The team we could put out tomorrow is looking threadbare and it could be a quite an uncomfortable and challenging evening. Solly, Gomez, Gudmundson and Vetokele could all be missing. That would likely see Wilson back in the corner, an unlikely looking forward pairing of Tucudean and 17 year-old Karlan Ahearne-Grant. More importantly, we are desperate for a solid midfield showing that protects the defence and supports the front two so we can put some sustained pressure on the visitors.

Sunday, 19 October 2014

AFC Bournemouth 1 v Charlton Athletic 0

This goes down as yet another one of those occasions when our team managed to ruin an otherwise great day out. An enjoyable run down on the train from Waterloo and a few pints in joyous expectation before we all made our way in the sunshine up to Dean Court the Goldsands Stadium.

I had failed to count to seven when buying the match tickets and so one of us had to watch the game from the home end behind the goal to our left - sorry again Pete. He would have had a good view of Bournemouth's winner after three minutes when Pugh strolled in from the left flank and teed Callum Wilson up to poke home.

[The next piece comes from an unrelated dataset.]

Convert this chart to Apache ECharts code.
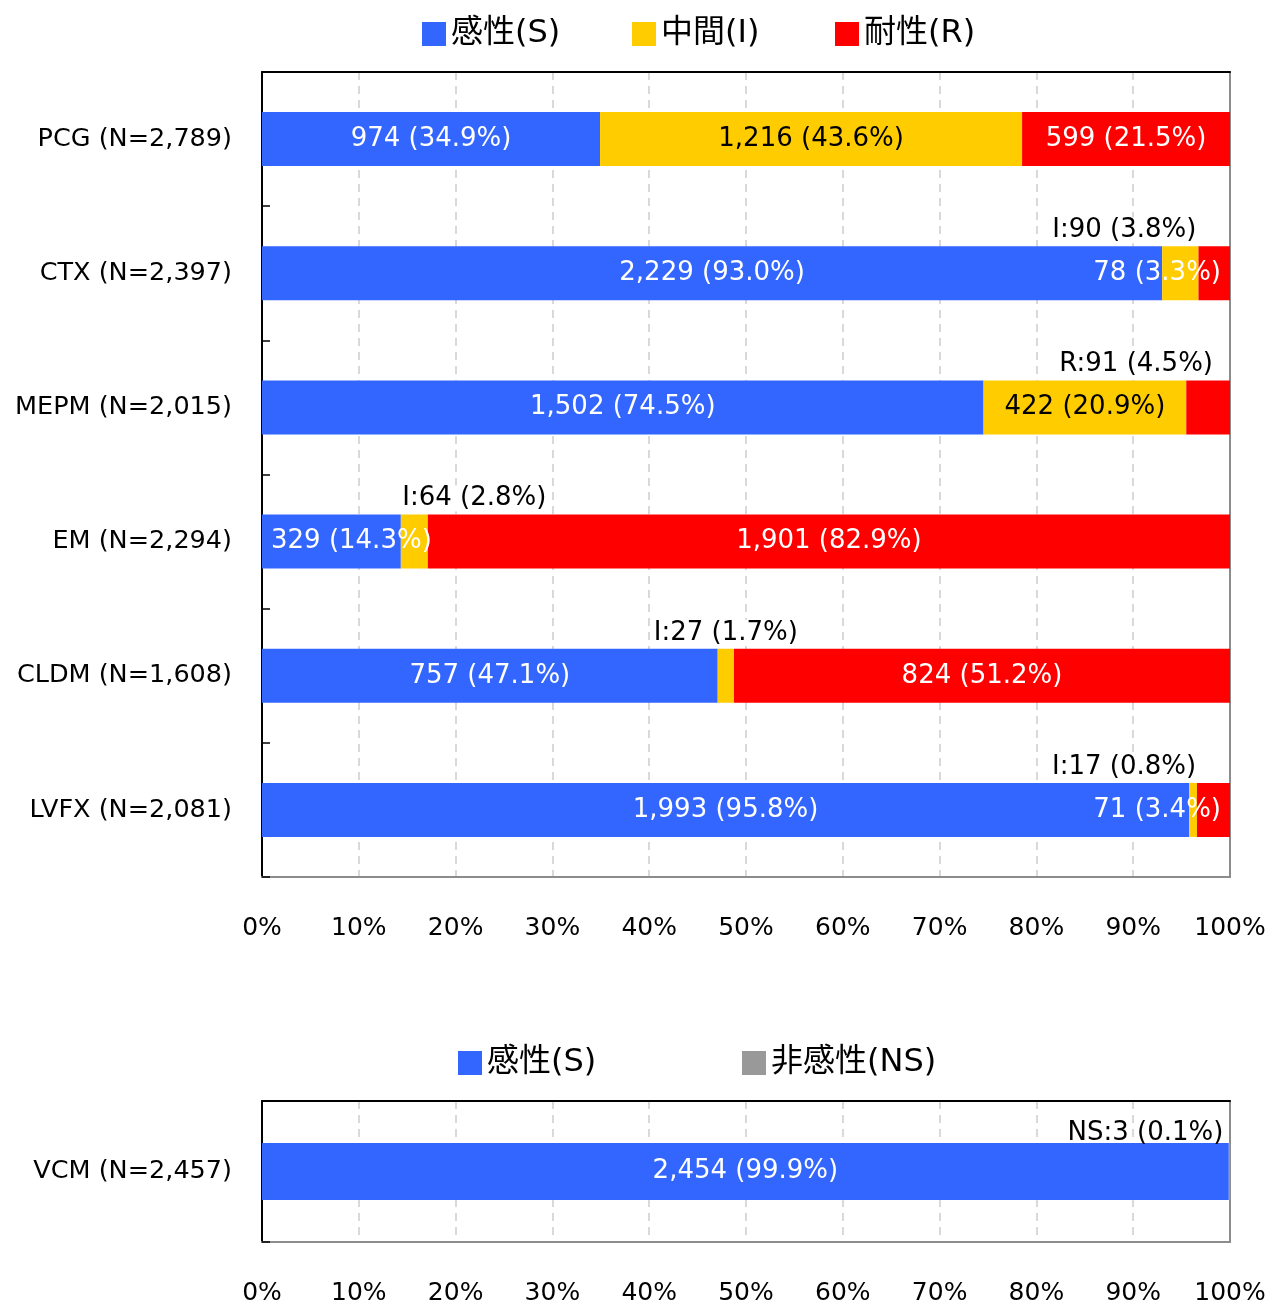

A simple goal and our players reaction was worrying. It didn't look like anyone was bothered and frankly, they weren't. We failed to test Artur Boruc in the Cherries goal and only actually managed a couple of lame efforts in the whole match.

Bournemouth looked miles better than us and that was due very simply to a better work ethic, more movement and better passing. One-nil flattered us and only Stephen Henderson prevented it from being embarrassing. Karlan Ahaerne-Grant got the full ninety minutes and he, at least, tried his best but he is very raw and has a lot to learn. 

Our midfield was over-run once again. Buyens and Jackson were left chasing shadows and we had no effective width. The fact that Jackson didn't return for the second-half said it all. Unfortunately, the alternative is Moussa who I am afraid to say is not good enough for this division. He has had plenty of opportunities but he loses possession practically every time he gets the ball. He  doesn't look like he has any pace or can shoot either. Having to play Moussa questions the depth in our squad and the fact that Igor Vetokele also didn't return for the second-half underlined that because his replacement was Calum Harriott. I don't know what has happened to Harriott but he seems to have forgotten how to beat a defender and when paired alongside Moussa they look very similar and equally poor.

Igor has an Achilles injury and I understand that Johan Berg Gudmundsson is not fully fit again either. He played like he was still only 70%.

Rhoys Wiggins obviously dreads returning to his old ground because he lowers his game for every visit. Yesterday he managed to fail to control the ball on several occasions, presumably for the amusement of his former fans.

I felt a bit for Ben Haim and Bikey who did their best. Bikey was also pressed into an attacking role towards the end but that was never going to cut it. Bournemouth stepped off the gas with ten minutes to go because they knew they were home and dry. Fifteen hundred Charlton fans did their best to motivate their side but got nothing in return. It was one of those days when I saw plenty of familiar East Stand faces and all raised their eyebrows to me in summary of what we were witnessing. 

How we respond in the next two matches will tell us a lot about the rest of the season. Suddenly the second and third-bottom sides look like banana-skins.